Ein Porträt von Jürgen Liminski

Nichts als die Wahrheit. Wenn Joseph Kardinal Ratzinger mit seiner Predigt in der Auftaktmesse zum Konklave den einen oder anderen Kollegen abschrecken wollte, ihn zu wählen, dann durfte er so nicht reden. Der Zusammenhang zwischen Wahrheit und Liebe gehört zur Kernsubstanz der katholischen Kirche. Wahrheit ohne Liebe mache blind, sagte der Kardinal und geißelte die gesamten Ideologien und "ismen" der letzten Jahrhunderte, insbesondere den Relativismus. Das war Ratzinger pur, der Hüter des Glaubens, der Wächter der Dogmen. Die Kardinäle wollten mehrheitlich einen Treuhänder der katholischen Wahrheit, daher haben sie ihn gewählt.

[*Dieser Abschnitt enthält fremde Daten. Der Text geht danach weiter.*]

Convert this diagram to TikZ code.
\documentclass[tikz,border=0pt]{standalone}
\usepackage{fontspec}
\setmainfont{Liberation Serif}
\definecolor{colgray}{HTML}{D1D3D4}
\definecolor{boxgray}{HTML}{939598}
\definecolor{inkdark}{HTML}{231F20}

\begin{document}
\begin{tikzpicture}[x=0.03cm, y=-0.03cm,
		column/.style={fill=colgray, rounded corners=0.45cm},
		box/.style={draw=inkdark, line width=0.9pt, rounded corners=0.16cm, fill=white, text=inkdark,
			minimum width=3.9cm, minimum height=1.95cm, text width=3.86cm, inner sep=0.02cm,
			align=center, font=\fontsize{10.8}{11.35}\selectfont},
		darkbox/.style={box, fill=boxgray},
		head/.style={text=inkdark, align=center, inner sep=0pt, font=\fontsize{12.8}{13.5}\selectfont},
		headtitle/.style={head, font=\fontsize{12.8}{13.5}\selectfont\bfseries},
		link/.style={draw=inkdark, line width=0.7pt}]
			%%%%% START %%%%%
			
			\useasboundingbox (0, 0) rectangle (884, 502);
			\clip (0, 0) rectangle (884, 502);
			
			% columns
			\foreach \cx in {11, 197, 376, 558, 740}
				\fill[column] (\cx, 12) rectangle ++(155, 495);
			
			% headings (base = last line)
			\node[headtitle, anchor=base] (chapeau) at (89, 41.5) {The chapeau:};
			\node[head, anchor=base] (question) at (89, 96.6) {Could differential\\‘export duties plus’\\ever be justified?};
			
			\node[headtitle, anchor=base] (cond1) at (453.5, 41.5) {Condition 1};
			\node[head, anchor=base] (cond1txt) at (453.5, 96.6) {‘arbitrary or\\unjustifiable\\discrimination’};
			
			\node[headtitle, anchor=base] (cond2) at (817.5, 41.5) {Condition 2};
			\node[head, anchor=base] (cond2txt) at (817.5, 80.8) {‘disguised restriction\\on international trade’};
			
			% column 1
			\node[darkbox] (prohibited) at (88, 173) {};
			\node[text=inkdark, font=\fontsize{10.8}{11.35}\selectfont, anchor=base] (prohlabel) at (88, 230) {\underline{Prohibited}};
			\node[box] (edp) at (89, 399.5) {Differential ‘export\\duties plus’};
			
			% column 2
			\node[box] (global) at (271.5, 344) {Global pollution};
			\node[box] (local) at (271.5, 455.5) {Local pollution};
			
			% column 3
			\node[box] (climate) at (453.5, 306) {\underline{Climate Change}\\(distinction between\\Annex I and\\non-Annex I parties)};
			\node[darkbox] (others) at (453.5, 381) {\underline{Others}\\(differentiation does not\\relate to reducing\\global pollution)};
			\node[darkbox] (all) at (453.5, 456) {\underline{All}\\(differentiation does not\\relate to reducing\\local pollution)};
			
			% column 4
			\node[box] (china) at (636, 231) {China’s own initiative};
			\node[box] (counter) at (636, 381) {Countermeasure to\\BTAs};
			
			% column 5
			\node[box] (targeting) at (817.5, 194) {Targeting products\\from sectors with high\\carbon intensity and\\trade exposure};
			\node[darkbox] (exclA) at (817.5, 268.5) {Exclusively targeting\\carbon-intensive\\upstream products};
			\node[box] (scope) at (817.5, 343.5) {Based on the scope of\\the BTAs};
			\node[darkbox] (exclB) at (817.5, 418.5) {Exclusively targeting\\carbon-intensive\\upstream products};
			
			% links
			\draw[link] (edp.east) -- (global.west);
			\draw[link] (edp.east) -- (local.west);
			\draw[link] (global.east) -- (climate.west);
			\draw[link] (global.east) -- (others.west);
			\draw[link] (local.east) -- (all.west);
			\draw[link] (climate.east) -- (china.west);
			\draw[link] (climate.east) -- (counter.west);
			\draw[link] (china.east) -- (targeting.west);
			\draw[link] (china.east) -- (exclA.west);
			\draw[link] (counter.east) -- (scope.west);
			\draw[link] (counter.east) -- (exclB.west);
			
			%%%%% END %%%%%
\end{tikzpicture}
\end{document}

Hat er nicht einmal in einem Fernsehinterview - also nachprüfbar - gesagt: "Der Papst ist kein absoluter Monarch, sondern ein Gehorchender", ein "Sachwalter der Wahrheit"? Sie haben, als er vielleicht zögerte, ihn genau an diesem Portepee gerfaßt. Und hat er nicht auch als kleiner Knirps im bayerischen Tittmoning, beim Anblick des in der schwarzen Limousine vorbeirauschenden Kardinals Faulhaber, gesagt: "Wenn ich groß bin, werde ich Kardinal"? Nun, wer jung Kardinal wird, geht das Risiko ein, auch zum Papst gewählt zu werden.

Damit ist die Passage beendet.